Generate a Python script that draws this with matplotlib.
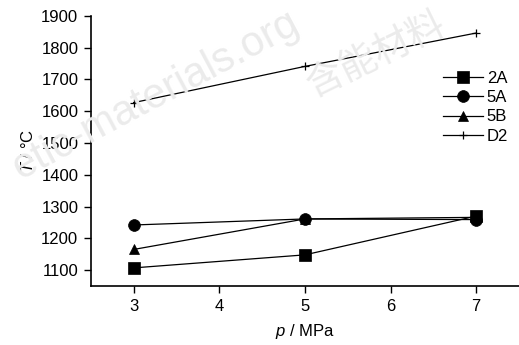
import matplotlib
matplotlib.use("Agg")
import matplotlib.pyplot as plt

plt.rcParams['font.family'] = ['Liberation Sans', 'Noto Sans CJK SC', 'DejaVu Sans']
plt.rcParams['mathtext.fontset'] = 'custom'
plt.rcParams['mathtext.it'] = 'Liberation Sans:italic'
plt.rcParams['mathtext.rm'] = 'Liberation Sans'

# data
pressure = [3, 5, 7]
t_2a = [1107, 1148, 1270]
t_5a = [1242, 1261, 1259]
t_5b = [1165, 1261, 1266]
t_d2 = [1627, 1741, 1846]

series = [
    ('2A', t_2a, 's', 8.5),
    ('5A', t_5a, 'o', 8.5),
    ('5B', t_5b, '^', 7.5),
    ('D2', t_d2, '+', 6),
]

fig = plt.figure(figsize=(5.19, 3.45), dpi=100)
ax = fig.add_axes([0.175, 0.171, 0.825, 0.783])

for name, vals, mk, ms in series:
    ax.plot(pressure, vals, color='black', lw=0.9, marker=mk, markersize=ms,
            markeredgewidth=0.9 if mk == '+' else 0.5, label=name)

ax.set_xlim(2.5, 7.5)
ax.set_ylim(1050, 1900)
ax.set_xticks([3, 4, 5, 6, 7])
ax.set_yticks(range(1100, 1901, 100))
ax.tick_params(labelsize=12, length=5, width=1, direction='out', pad=4)
for s in ['top', 'right']:
    ax.spines[s].set_visible(False)
for s in ['left', 'bottom']:
    ax.spines[s].set_linewidth(1.2)

ax.set_xlabel('$p$ / MPa', fontsize=12, labelpad=6)
ax.set_ylabel('$T$ / °C', fontsize=12, labelpad=4)

ax.legend(loc='upper right', bbox_to_anchor=(0.99, 0.82), frameon=False,
          fontsize=12, handlelength=2.4, handletextpad=0.2, labelspacing=0.25,
          borderaxespad=0)

# faint watermark
fig.text(0.01, 0.48, 'etic-materials.org', fontsize=30, color='#ebebeb',
         rotation=28, zorder=0)
fig.text(0.58, 0.72, '含能材料', fontsize=27, color='#ebebeb',
         rotation=26, zorder=0)

fig.savefig('out.png', dpi=100)
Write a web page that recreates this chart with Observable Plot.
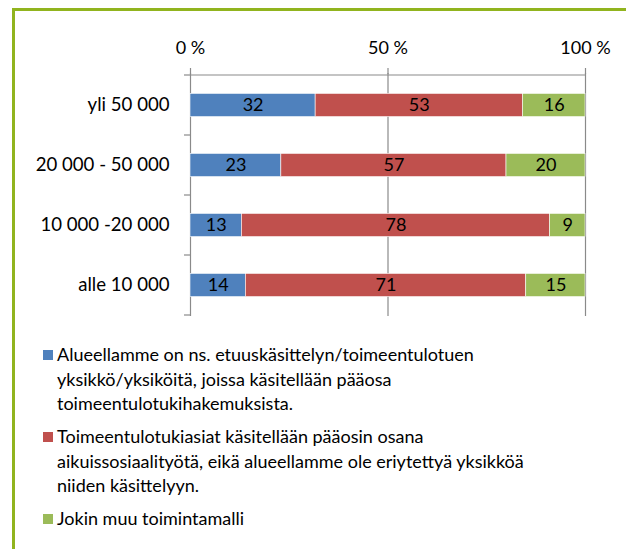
<!DOCTYPE html>
<html><head><meta charset="utf-8">
<script src="https://cdn.jsdelivr.net/npm/d3@7"></script>
<script src="https://cdn.jsdelivr.net/npm/@observablehq/plot@0.6"></script>
<style>
html,body{margin:0;padding:0;background:#fff;overflow:hidden;width:626px;height:549px;}
body{position:relative;font-family:Lato,"Open Sans",sans-serif;}
#frame{position:absolute;left:12px;top:8px;width:800px;height:800px;border:3px solid #91B41E;box-sizing:border-box;}
#chart{position:absolute;left:0;top:0;}
#legend{position:absolute;left:43px;top:342px;font-size:18px;line-height:24.5px;color:#000;}
.item{display:flex;align-items:flex-start;margin-bottom:8.5px;}
.sw{width:10px;height:10px;margin-top:8px;margin-right:4px;flex:none;}
.tx{white-space:pre-line;}
</style></head><body>
<div id="frame"></div>
<div id="chart"></div>
<div id="legend"></div>
<script>
const categories = ["yli 50 000", "20 000 - 50 000", "10 000 -20 000", "alle 10 000"];
const seriesNames = [
  "Alueellamme on ns. etuuskäsittelyn/toimeentulotuen\nyksikkö/yksiköitä, joissa käsitellään pääosa\ntoimeentulotukihakemuksista.",
  "Toimeentulotukiasiat käsitellään pääosin osana\naikuissosiaalityötä, eikä alueellamme ole eriytettyä yksikköä\nniiden käsittelyyn.",
  "Jokin muu toimintamalli"
];
const seriesColors = ["#4F81BD", "#C0504D", "#9BBB59"];
const blueValues = [32, 23, 13, 14];
const redValues = [53, 57, 78, 71];
const greenValues = [16, 20, 9, 15];
const xTicks = [0, 0.5, 1];
const xTickLabels = ["0 %", "50 %", "100 %"];

const seriesValues = [blueValues, redValues, greenValues];
const data = [];
seriesValues.forEach((vals, s) => {
  categories.forEach((c, i) => data.push({cat: c, series: seriesNames[s], value: vals[i]}));
});

const gridColor = "#8a8a8a";

const plot = Plot.plot({
  width: 626,
  height: 326,
  marginTop: 73,
  marginBottom: 10,
  marginLeft: 190,
  marginRight: 41,
  style: {fontFamily: "Lato, 'Open Sans', sans-serif", fontSize: "18px", color: "#000", background: "transparent"},
  x: {domain: [0, 1], axis: null},
  y: {domain: categories, padding: 0, axis: null},
  color: {domain: seriesNames, range: seriesColors},
  marks: [
    Plot.gridX(xTicks, {stroke: gridColor, strokeOpacity: 1, strokeWidth: 1.2}),
    Plot.barX(data, Plot.stackX({
      x: "value", y: "cat", z: "series", fill: "series", offset: "normalize",
      insetTop: 18.4, insetBottom: 18.4, stroke: "#fff", strokeWidth: 0.6
    })),
    Plot.text(data, Plot.stackX({
      x: "value", y: "cat", z: "series", offset: "normalize",
      text: "value", fill: "#000", fontSize: 18
    })),
    Plot.axisX({anchor: "top", label: null, ticks: xTicks, tickFormat: d => xTickLabels[xTicks.indexOf(d)],
      tickSize: 6, tickPadding: 14, stroke: gridColor, strokeWidth: 1.2, fontSize: 18}),
    Plot.axisY({label: null, tickSize: 0, tickPadding: 21, fontSize: 18.6})
  ]
});

// axis line on top and category boundary ticks on the left, placed via the plot's scales
const xs = plot.scale("x"), ys = plot.scale("y");
const svg = d3.select(plot.tagName.toLowerCase() === "svg" ? plot : plot.querySelector("svg"));
const x0 = xs.apply(0), x1 = xs.apply(1);
const step = ys.step;
const bounds = categories.map(c => ys.apply(c)).concat([ys.apply(categories[categories.length - 1]) + step]);
const g = svg.append("g").attr("stroke", gridColor).attr("stroke-width", 1.2);
g.append("line").attr("x1", x0).attr("x2", x1).attr("y1", bounds[0]).attr("y2", bounds[0]);
bounds.forEach(b => g.append("line").attr("x1", x0 - 6).attr("x2", x0).attr("y1", b).attr("y2", b));

document.getElementById("chart").appendChild(plot);

const legend = document.getElementById("legend");
seriesNames.forEach((n, i) => {
  const it = document.createElement("div"); it.className = "item";
  const sw = document.createElement("div"); sw.className = "sw"; sw.style.background = seriesColors[i];
  const tx = document.createElement("div"); tx.className = "tx"; tx.textContent = n;
  it.appendChild(sw); it.appendChild(tx); legend.appendChild(it);
});
</script>
</body></html>
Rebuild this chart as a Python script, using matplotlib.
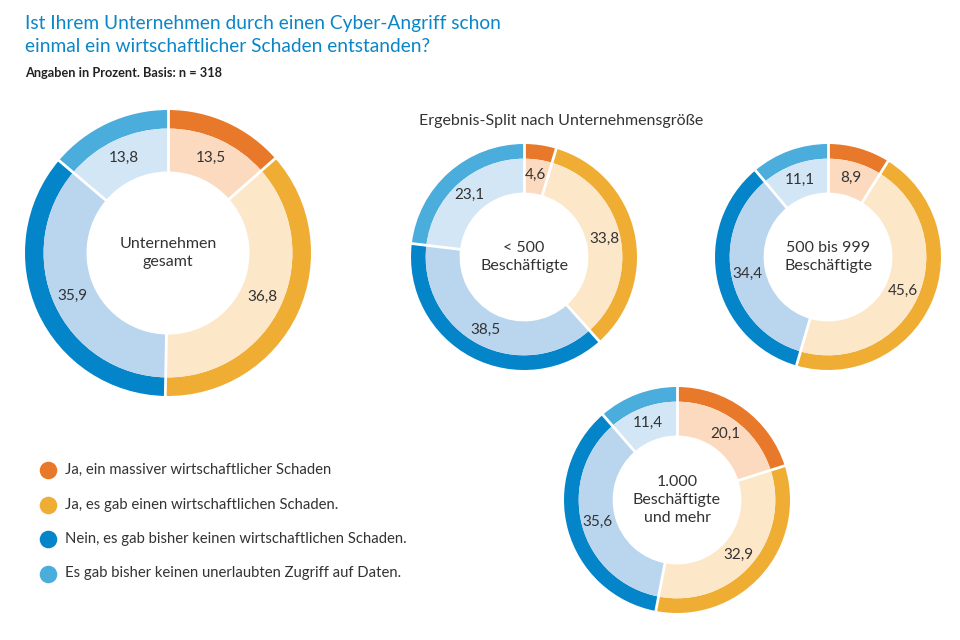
import numpy as np
import matplotlib
matplotlib.use("Agg")
import matplotlib.pyplot as plt

plt.rcParams['font.family'] = ['Lato', 'DejaVu Sans']

# data
legend_labels = ["Ja, ein massiver wirtschaftlicher Schaden",
                 "Ja, es gab einen wirtschaftlichen Schaden.",
                 "Nein, es gab bisher keinen wirtschaftlichen Schaden.",
                 "Es gab bisher keinen unerlaubten Zugriff auf Daten."]
total = [13.5, 36.8, 35.9, 13.8]
lt500 = [4.6, 33.8, 38.5, 23.1]
mid = [8.9, 45.6, 34.4, 11.1]
gt1000 = [20.1, 32.9, 35.6, 11.4]
center_titles = ["Unternehmen\ngesamt", "< 500\nBeschäftigte",
                 "500 bis 999\nBeschäftigte", "1.000\nBeschäftigte\nund mehr"]

dark = ['#E8792A', '#EFAE33', '#0585C9', '#4BADDC']
light = ['#FCDAC0', '#FCE7C9', '#BAD6EE', '#D3E6F5']
txt = '#333333'

W, H = 960, 640
fig = plt.figure(figsize=(9.6, 6.4), dpi=100)
ax = fig.add_axes([0, 0, 1, 1])


def donut(vals, cx, cy, r, label, fs=11):
    c = (cx, H - cy)
    ax.pie(vals, radius=r, center=c, colors=dark, startangle=90, counterclock=False,
           wedgeprops=dict(width=0.13 * r, linewidth=0), frame=True)
    ax.pie(vals, radius=0.87 * r, center=c, colors=light, startangle=90, counterclock=False,
           wedgeprops=dict(width=0.30 * r, linewidth=0), frame=True)
    edges = np.concatenate([[0], np.cumsum(vals)])
    for e in edges[:-1]:
        a = np.deg2rad(90 - e * 3.6)
        ax.plot([c[0] + 0.56 * r * np.cos(a), c[0] + 1.01 * r * np.cos(a)],
                [c[1] + 0.56 * r * np.sin(a), c[1] + 1.01 * r * np.sin(a)],
                color='white', lw=2, solid_capstyle='butt')
    for i, v in enumerate(vals):
        a = np.deg2rad(90 - (edges[i] + v / 2) * 3.6)
        ax.text(c[0] + 0.73 * r * np.cos(a), c[1] + 0.73 * r * np.sin(a),
                ("%.1f" % v).replace('.', ','), ha='center', va='center',
                fontsize=fs, color=txt)
    ax.text(c[0], c[1], label, ha='center', va='center', fontsize=fs + 0.5,
            color=txt, linespacing=1.35)


donut(total, 168, 253, 143, center_titles[0])
donut(lt500, 524, 257, 113, center_titles[1])
donut(mid, 828, 257, 113, center_titles[2])
donut(gt1000, 677, 500, 113, center_titles[3])

ax.set_xlim(0, W)
ax.set_ylim(0, H)
ax.set_aspect('equal')
ax.axis('off')

# titles
fig.text(25 / W, 1 - 15 / H, "Ist Ihrem Unternehmen durch einen Cyber-Angriff schon\neinmal ein wirtschaftlicher Schaden entstanden?",
         ha='left', va='top', fontsize=13.8, color='#0A86C8', linespacing=1.45)
fig.text(25 / W, 1 - 73 / H, "Angaben in Prozent. Basis: n = 318", ha='left', va='center',
         fontsize=9.2, fontweight='bold', color='#222222')
fig.text(561 / W, 1 - 121 / H, "Ergebnis-Split nach Unternehmensgröße", ha='center', va='center',
         fontsize=11.5, color=txt)

# legend
for i, lab in enumerate(legend_labels):
    y = H - (470 + i * 34.5)
    ax.scatter([48], [y], s=160, color=dark[i], linewidths=0)
    ax.text(65, y, lab, ha='left', va='center', fontsize=10.75, color=txt)

fig.savefig("out.png", dpi=100, facecolor='white')
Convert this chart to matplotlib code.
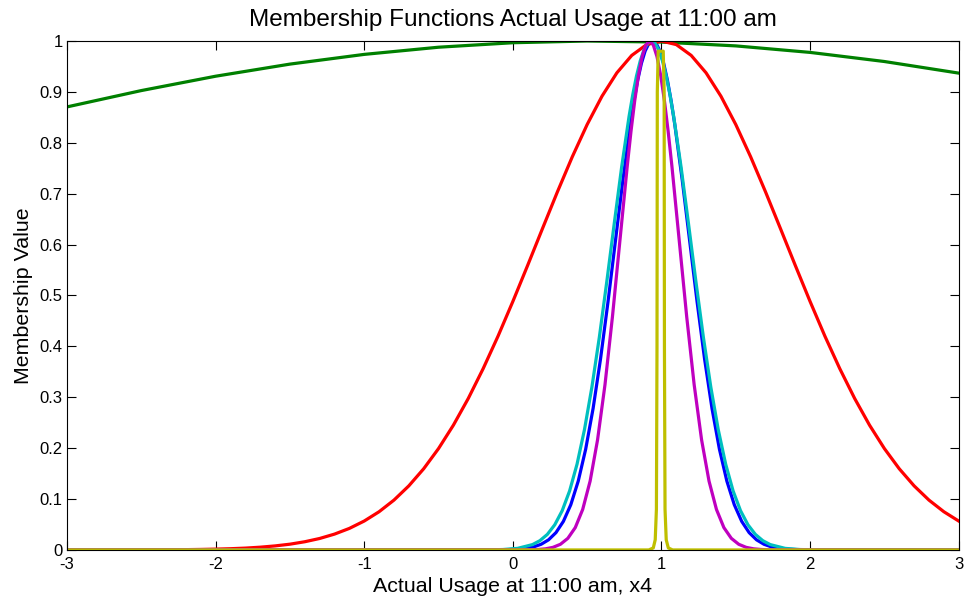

■ STATED PROBLEM ■
Your job is to reproduce the lines from the one with "Rebuild this chart" through the one with "plt.rcParams['font.family'] = ['Lato', 'DejaVu", both kept, exactly as they are. Leave out the pictures.

■ SOLUTION FOR THIS EXERCISE ■
Rebuild this chart as a Python script, using matplotlib.
import numpy as np
import matplotlib
matplotlib.use("Agg")
import matplotlib.pyplot as plt

plt.rcParams['font.family'] = ['Lato', 'DejaVu Sans']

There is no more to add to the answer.